Two caveats govern the result. First, broker configuration overrides platform default behavior. A broker running MT5 on Request or Instant execution mode replicates the MT4 bottleneck with extra steps. Second, broker-side liquidity depth and server proximity remain independent variables — a premium MT5 broker outperforms a budget MT5 broker on raw execution regardless of platform version parity.
Operational audit protocol before committing capital:
1. Confirm broker execution mode on MT5 (Exchange vs. Market vs. Instant).
2. Run a 50-signal test across two pairs in two volatility windows (London open, NY open).
3. Log timestamp-to-fill on both provider and follower instances.
4. Compute slippage standard deviation and requote/rejection count per session.
5. Repeat on MT4 with identical signal stream if the broker supports both platforms.
6. Compare distributions. The platform with tighter dispersion and lower rejection count is the operational choice.

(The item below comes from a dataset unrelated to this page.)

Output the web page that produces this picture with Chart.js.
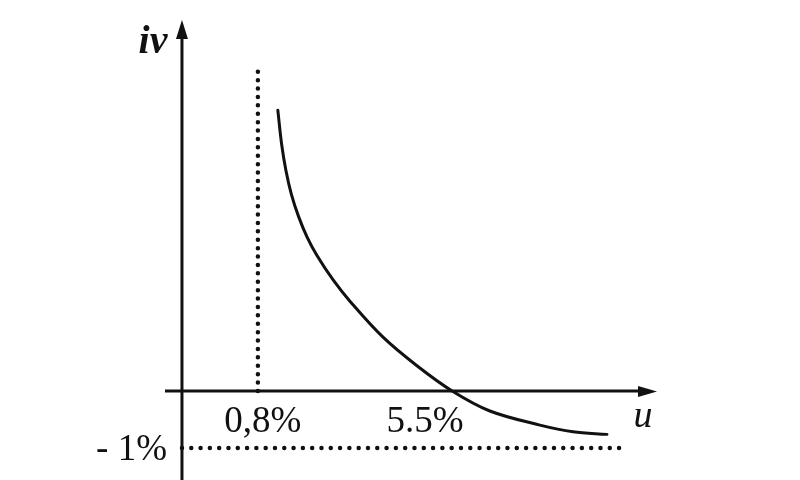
<!DOCTYPE html>
<html>
<head>
<meta charset="utf-8">
<script src="https://cdn.jsdelivr.net/npm/chart.js@4"></script>
<style>
  html, body { margin: 0; padding: 0; background: #fff; }
  #wrap { width: 800px; height: 480px; }
</style>
</head>
<body>
<div id="wrap"><canvas id="c" width="800" height="480"></canvas></div>
<script>
// ── DATA (schematic units) ──────────────────────────────────────────────────
const curveU  = [22.6, 23.5, 24.5, 25.8, 27.5, 29.5, 31.8, 35.6, 39.6, 47.4, 55.4, 63.7, 72.6, 84.4, 92.2, 100.2];
const curveIV = [75.7, 66.5, 59.5, 53.0, 47.0, 41.5, 36.6, 30.0, 24.2, 14.5,  6.8,  0.0, -5.4, -9.2, -11.0, -11.7];

const markU     = 17.9;   // the 0,8% dotted guide
const markTopIV = 86.5;
const floorIV   = -15.4;  // the -1% dotted guide
const floorEndU = 103.3;

const xTickTexts = ['0,8%', '5.5%'];
const xTickAt    = [17.9, 63.7];
const yTickText  = '- 1%';
const yTickAt    = -15.4;
const xAxisName  = 'u';
const yAxisName  = 'iv';

const U_MIN = -4, U_MAX = 112, IV_MIN = -24, IV_MAX = 100;

// ── HELPERS ─────────────────────────────────────────────────────────────────
const INK = '#111';
const SERIF = '"Liberation Serif", "DejaVu Serif", serif';
const pts = (xs, ys) => xs.map((x, i) => ({ x, y: ys[i] }));

// arrows + text labels, positioned through the chart scales
const decor = {
  id: 'decor',
  afterDatasetsDraw(chart) {
    const { ctx, scales: { x, y } } = chart;
    const x0 = x.getPixelForValue(0), y0 = y.getPixelForValue(0);
    const xEnd = x.getPixelForValue(U_MAX), yTop = y.getPixelForValue(IV_MAX);
    ctx.save();
    ctx.fillStyle = INK;

    // arrowheads
    ctx.beginPath();
    ctx.moveTo(x0, yTop);
    ctx.lineTo(x0 - 6, yTop + 19);
    ctx.lineTo(x0 + 6, yTop + 19);
    ctx.closePath(); ctx.fill();
    ctx.beginPath();
    ctx.moveTo(xEnd, y0 + 0.5);
    ctx.lineTo(xEnd - 19, y0 - 5);
    ctx.lineTo(xEnd - 19, y0 + 6);
    ctx.closePath(); ctx.fill();

    // tick texts
    ctx.font = `37px ${SERIF}`;
    ctx.textBaseline = 'alphabetic';
    ctx.textAlign = 'center';
    ctx.fillText(xTickTexts[0], x.getPixelForValue(xTickAt[0]) + 5, y0 + 41);
    ctx.fillText(xTickTexts[1], x.getPixelForValue(xTickAt[1]) - 27, y0 + 41);
    ctx.textAlign = 'right';
    ctx.fillText(yTickText, x0 - 15, y.getPixelForValue(yTickAt) + 12);

    // axis names
    ctx.textAlign = 'center';
    ctx.font = `italic 38px ${SERIF}`;
    ctx.fillText(xAxisName, xEnd - 14, y0 + 36);
    ctx.font = `bold italic 40px ${SERIF}`;
    ctx.fillText(yAxisName, x0 - 29, yTop + 33);
    ctx.restore();
  }
};

// ── CHART ───────────────────────────────────────────────────────────────────
new Chart(document.getElementById('c'), {
  type: 'line',
  data: {
    datasets: [
      // axes
      { data: pts([U_MIN, U_MAX - 2], [0, 0]), borderColor: INK, borderWidth: 3 },
      { data: pts([0, 0], [IV_MIN, IV_MAX - 2]), borderColor: INK, borderWidth: 3 },
      // dotted guides
      { data: pts([markU, markU], [0, markTopIV]), borderColor: INK, borderWidth: 4.5,
        borderDash: [0, 8.4], borderCapStyle: 'round' },
      { data: pts([0, floorEndU], [floorIV, floorIV]), borderColor: INK, borderWidth: 4.5,
        borderDash: [0, 9.3], borderCapStyle: 'round' },
      // the curve
      { data: pts(curveU, curveIV), borderColor: INK, borderWidth: 3,
        tension: 0.35, borderCapStyle: 'round', borderJoinStyle: 'round' },
    ]
  },
  options: {
    responsive: false,
    animation: false,
    events: [],
    layout: { padding: { left: 165, right: 143, top: 20, bottom: 0 } },
    elements: { point: { radius: 0 } },
    plugins: { legend: { display: false }, tooltip: { enabled: false } },
    scales: {
      x: { type: 'linear', min: U_MIN, max: U_MAX, display: false },
      y: { type: 'linear', min: IV_MIN, max: IV_MAX, display: false },
    },
  },
  plugins: [decor],
});
</script>
</body>
</html>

The platform selection is necessary but not sufficient. It is the first filter. The broker's infrastructure and execution mode is the second. The copy service's signal routing logic — latency, redundancy, failover — is the third. All three must align for the follower to receive the price the provider actually executed at. Two of the three variables are typically within the trader's control. The third — broker execution mode — requires either platform pressure or broker migration to resolve.